Whatever the aim or cause a group may have, be it about social justice, environmental protection, marriage equality or women’s rights etcetera, there is always the possibility of an aggressive darkness developing in the chemistry of togetherness. For better or for worse, humans will do things in a crowd that they would never do alone; more so in a social media crowd. A sly demon may quietly emerge, and soon the howl goes up and the metaphorical bottles start flying. Then the groups that yell loudest and mock smartest, who hurt deepest and proclaim most fashionably are the effective persuaders in the racy unstable world of memes, winners and populism.

* * *

In his poem 'Legacy' Goethe advises us to "Go join the smallest crowd". We might imagine that Goethe was talking about a crowd of one – indeed, the solitary self with its lone conscience in all its vulnerability and doubt – for in the same poem he also suggests that we "...now turn inwards... because the autonomous conscience is sun to your moral-day."

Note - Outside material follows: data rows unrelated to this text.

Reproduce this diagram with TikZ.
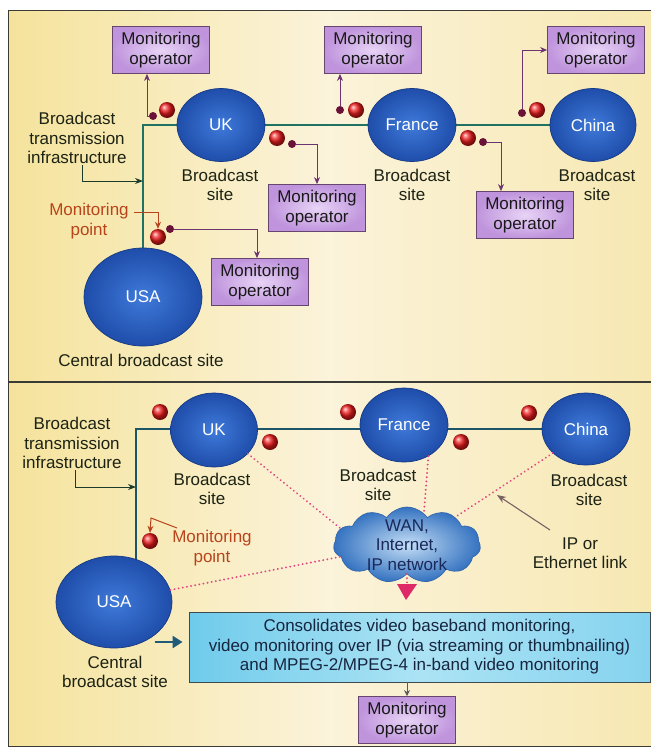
\documentclass[tikz,border=0pt]{standalone}
\usepackage{fontspec}
\setmainfont{Liberation Sans}
\usetikzlibrary{arrows.meta,shapes.geometric,shapes.symbols,calc}
\definecolor{panelY}{HTML}{F5E39C}
\definecolor{panelC}{HTML}{FBF3DA}
\definecolor{panelR}{HTML}{F7E8B2}
\definecolor{frameC}{HTML}{3A3A36}
\definecolor{lineTeal}{HTML}{207262}
\definecolor{lineBlue}{HTML}{1C5468}
\definecolor{siteIn}{HTML}{3F7ADA}
\definecolor{siteOut}{HTML}{1F4DAA}
\definecolor{siteEdge}{HTML}{163A86}
\definecolor{dotRed}{HTML}{F01C1C}
\definecolor{dotMaroon}{HTML}{6A1238}
\definecolor{opIn}{HTML}{E8D4F6}
\definecolor{opOut}{HTML}{BF94DC}
\definecolor{opEdge}{HTML}{66466F}
\definecolor{opLine}{HTML}{6E3472}
\definecolor{txt}{HTML}{1C2214}
\definecolor{mpRed}{HTML}{B8441C}
\definecolor{infraC}{HTML}{1D3B2A}
\definecolor{pinkDot}{HTML}{E2457E}
\definecolor{pinkTri}{HTML}{DE2868}
\definecolor{cloudIn}{HTML}{C4DEF5}
\definecolor{cloudOut}{HTML}{3472C0}
\definecolor{cloudEdge}{HTML}{2F62A8}
\definecolor{cloudTxt}{HTML}{1A285A}
\definecolor{boxL}{HTML}{6FCBEB}
\definecolor{boxM}{HTML}{ACE3F4}
\definecolor{boxR}{HTML}{86D3EF}
\definecolor{boxEdge}{HTML}{3D4B50}
\definecolor{boxTxt}{HTML}{17253F}
\definecolor{ipArrow}{HTML}{7A6262}
\definecolor{usaArrow}{HTML}{1F5A78}
\definecolor{grayArrow}{HTML}{5A5A5A}
\begin{document}
\begin{tikzpicture}[x=1pt,y=-1pt,
  font=\fontsize{17}{19.5}\selectfont,
  site/.style={ellipse, inner sep=0pt, draw=siteEdge, line width=0.7pt,
    inner color=siteIn, outer color=siteOut, text=white},
  rdot/.style={circle, inner sep=0pt, minimum size=16pt, ball color=dotRed},
  sdot/.style={circle, inner sep=0pt, minimum size=8pt, fill=dotMaroon},
  opbox/.style={rectangle, draw=opEdge, line width=0.8pt, inner color=opIn,
    outer color=opOut, minimum width=97pt, minimum height=47pt, inner sep=1pt,
    align=center, text=black!90},
  lab/.style={align=center, text=txt, inner sep=1pt},
  mplab/.style={align=center, text=mpRed, inner sep=1pt},
  oparrow/.style={draw=opLine, line width=1pt, -{Stealth[length=7pt,width=6pt]}},
  infarrow/.style={draw=infraC, line width=1pt, -{Stealth[length=8pt,width=6pt]}},
  mparrow/.style={draw=mpRed, line width=1pt, -{Stealth[length=7pt,width=6pt]}},
  netline/.style={line width=2.6pt},
  pinkdot/.style={draw=pinkDot, line width=2.1pt, dash pattern=on 0.01pt off 4.2pt, line cap=round},
  panel/.style={draw=frameC, line width=1pt}
]
\useasboundingbox (0,0) rectangle (651,747);
\fill[white] (0,0) rectangle (651,747);
% panels
\shade[left color=panelY, right color=panelR, middle color=panelC] (8,10) rectangle (651,381);
\shade[left color=panelY, right color=panelR, middle color=panelC] (8,383) rectangle (651,746);
\draw[panel] (651,10) -- (8,10) -- (8,746) -- (651,746);
\draw[frameC, line width=2pt] (8,382) -- (651,382);

% ================= TOP PANEL =================
\coordinate (c1) at (143,125);
\coordinate (usaTop1) at (143,297);
\coordinate (chinaEnd1) at (593,125);
\draw[lineTeal, netline] (usaTop1) -- (c1) -- (chinaEnd1);

\node[site, minimum width=118pt, minimum height=98pt] (usa1) at (143,297) {USA};
\node[site, minimum width=88pt, minimum height=73pt] (uk1) at (221,125) {UK};
\node[site, minimum width=88pt, minimum height=73pt] (fr1) at (412,125) {France};
\node[site, minimum width=86pt, minimum height=73pt] (cn1) at (593,125) {China};

\node[lab] (infra1) at (77,138) {Broadcast\\transmission\\infrastructure};
\coordinate (i1) at (143,181);
\draw[infarrow] ([xshift=5pt]infra1.south) |- (i1);

\node[lab] (bs1) at (220,185) {Broadcast\\site};
\node[lab] (bsf1) at (412,185) {Broadcast\\site};
\node[lab] (bsc1) at (597,185) {Broadcast\\site};
\node[lab] (cent1) at (141,360) {Central broadcast site};

\node[opbox] (op1) at (161,50) {Monitoring\\operator};
\node[opbox] (op2) at (317,208) {Monitoring\\operator};
\node[opbox] (op3) at (373,50) {Monitoring\\operator};
\node[opbox] (op4) at (525,215) {Monitoring\\operator};
\node[opbox] (op5) at (596,50) {Monitoring\\operator};
\node[opbox] (op6) at (260,282) {Monitoring\\operator};

\node[rdot] (b1) at (167,110) {};
\node[sdot] (s1) at (153,116) {};
\node[rdot] (b2) at (277,138) {};
\node[sdot] (s2) at (292,144) {};
\node[rdot] (b3) at (356,110) {};
\node[sdot] (s3) at (340,110) {};
\node[rdot] (b4) at (468,138) {};
\node[sdot] (s4) at (483,142) {};
\node[rdot] (b5) at (537,110) {};
\node[sdot] (s5) at (522,113) {};
\node[rdot] (b6) at (158,237) {};
\node[sdot] (s6) at (170,229) {};

\draw[oparrow] (s1.west) -| ($(op1.south)+(-14,0)$);
\draw[oparrow] (s2.east) -| (op2.north);
\draw[oparrow] (s3.north) -- (s3 |- op3.south);
\draw[oparrow] (s4.east) -| ($(op4.north)+(-24,0)$);
\draw[oparrow] (s5.north) |- (op5.west);
\draw[oparrow] (s6.east) -| ($(op6.north)+(-3,0)$);

\node[mplab] (mp1) at (89,221) {Monitoring\\point};
\coordinate (mpa1) at (134,212);
\draw[mparrow] (mpa1) -| (b6.north);

% ================= BOTTOM PANEL =================
\coordinate (c2) at (136,429);
\coordinate (c2b) at (136,575);
\coordinate (chinaEnd2) at (586,429);
\draw[lineBlue, netline] (c2b) -- (c2) -- (chinaEnd2);

\node[site, minimum width=116pt, minimum height=92pt] (usa2) at (114,602) {USA};
\node[site, minimum width=87pt, minimum height=74pt] (uk2) at (214,430) {UK};
\node[site, minimum width=88pt, minimum height=74pt] (fr2) at (404,425) {France};
\node[site, minimum width=88pt, minimum height=72pt] (cn2) at (586,429) {China};

\node[rdot] (d1) at (160,412) {};
\node[rdot] (d2) at (270,442) {};
\node[rdot] (d3) at (348,412) {};
\node[rdot] (d4) at (461,442) {};
\node[rdot] (d5) at (529,413) {};
\node[rdot] (d6) at (150,541) {};

\node[lab] (infra2) at (72,443) {Broadcast\\transmission\\infrastructure};
\coordinate (i2) at (136,487);
\draw[infarrow] ([xshift=3pt]infra2.south) |- (i2);

\node[lab] (bsu2) at (212,489) {Broadcast\\site};
\node[lab] (bsf2) at (378,485) {Broadcast\\site};
\node[lab] (bsc2) at (589,490) {Broadcast\\site};

\node[mplab] (mp2) at (212,548) {Monitoring\\point};
\coordinate (mpa2) at (177,528);
\coordinate (mpb2) at (151,518);
\draw[mparrow] (mpa2) -- (mpb2) -- (d6.north);

\node[cloud, cloud puffs=11, cloud puff arc=110, aspect=2, minimum width=147pt,
  minimum height=76pt, inner sep=0pt, draw=cloudEdge, line width=0.6pt,
  inner color=cloudIn, outer color=cloudOut] (cloud) at (407,545) {};
\node[align=center, text=cloudTxt, inner sep=0pt] (cloudtxt) at (cloud.center) {WAN,\\Internet,\\IP network};

\draw[pinkdot] (uk2.-35) -- (cloud.166);
\draw[pinkdot] (fr2.-52) -- (cloud.62);
\draw[pinkdot] (cn2.216) -- (cloud.30);
\draw[pinkdot] (usa2.12) -- (cloud.190);

\node[rectangle, draw=boxEdge, line width=0.9pt, left color=boxL, right color=boxR,
  middle color=boxM, minimum width=461pt, minimum height=70pt, align=center,
  text=boxTxt, inner sep=1pt] (bigbox) at (419.5,647)
  {Consolidates video baseband monitoring,\\video monitoring over IP (via streaming or thumbnailing)\\and MPEG-2/MPEG-4 in-band video monitoring};

\draw[pinkdot] (cloud.south) -- ++(0,9);
\draw[draw=none, fill=pinkTri] ($(cloud.south)+(-10,10)$) -- ($(cloud.south)+(10,10)$) -- ($(cloud.south)+(-1,26)$) -- cycle;

\node[lab] (iplab) at (580,553) {IP or\\Ethernet link};
\coordinate (ipa) at (550,530);
\coordinate (ipb) at (497,495);
\draw[ipArrow, line width=1.1pt, -{Stealth[length=9pt,width=7pt]}] (ipa) -- (ipb);

\node[lab] (cent2) at (115,672) {Central\\broadcast site};
\draw[usaArrow, line width=2.4pt, -{Triangle[length=10pt,width=12pt]}]
  ($(bigbox.west)+(-34,-5)$) -- ($(bigbox.west)+(-6,-5)$);

\node[opbox] (op7) at (407,720) {Monitoring\\operator};
\draw[grayArrow, line width=1pt, -{Stealth[length=6pt,width=6pt]}] (bigbox.south -| op7.north) -- (op7.north);
\end{tikzpicture}
\end{document}
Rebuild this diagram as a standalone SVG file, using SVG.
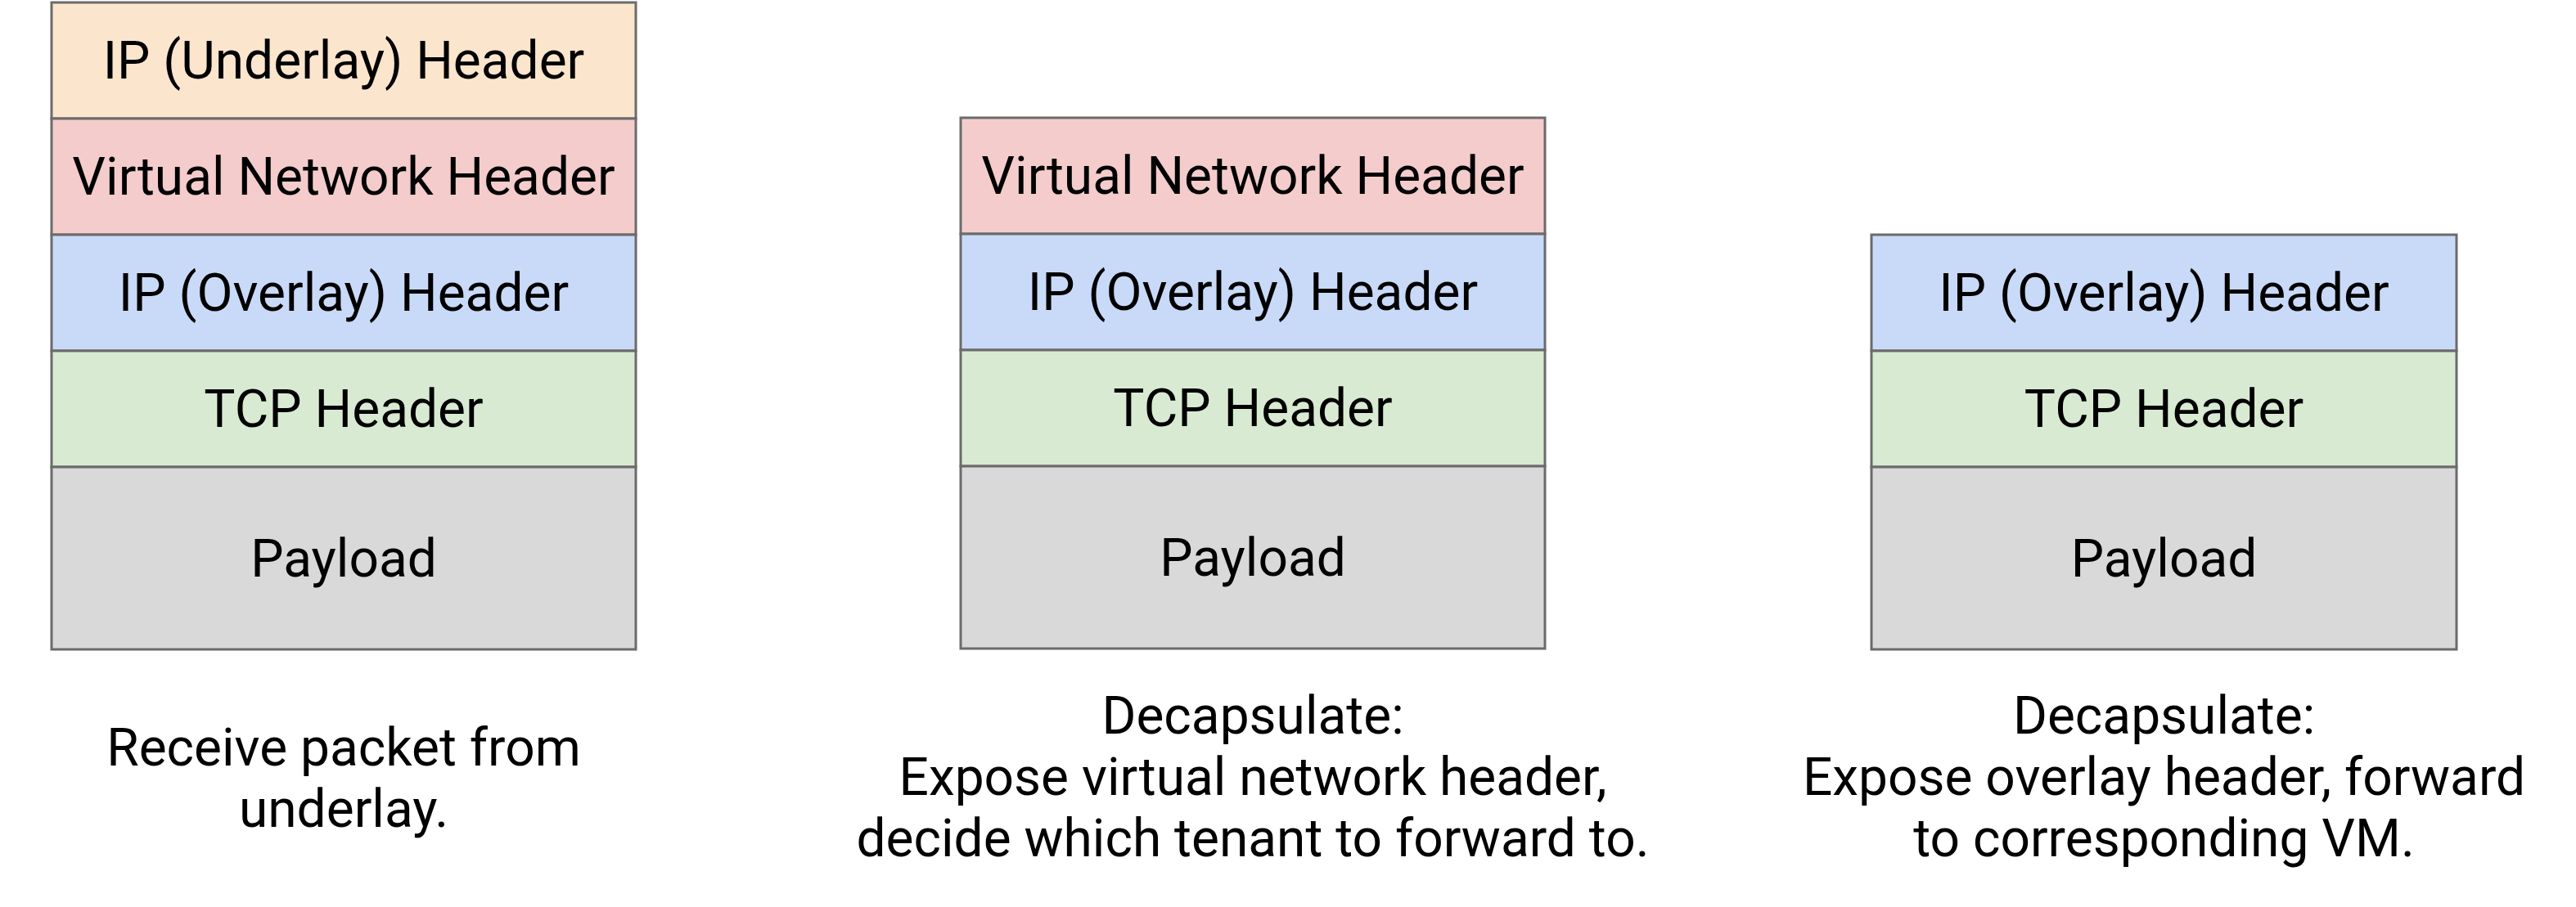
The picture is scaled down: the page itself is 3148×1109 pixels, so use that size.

Perhaps a bottle thrower went home to bed from the Place De Saint Michel after that appalling night in 1981 and woke up alone with a hangover next morning. Perhaps the bottle thrower turned inwards, rose slowly and moved timidly to a window – and looking out over Paris under the sun of a moral day, thought "What got into me last night?"

What gets into us or comes over us is a question for every single one of us in this vast and troubled human herd.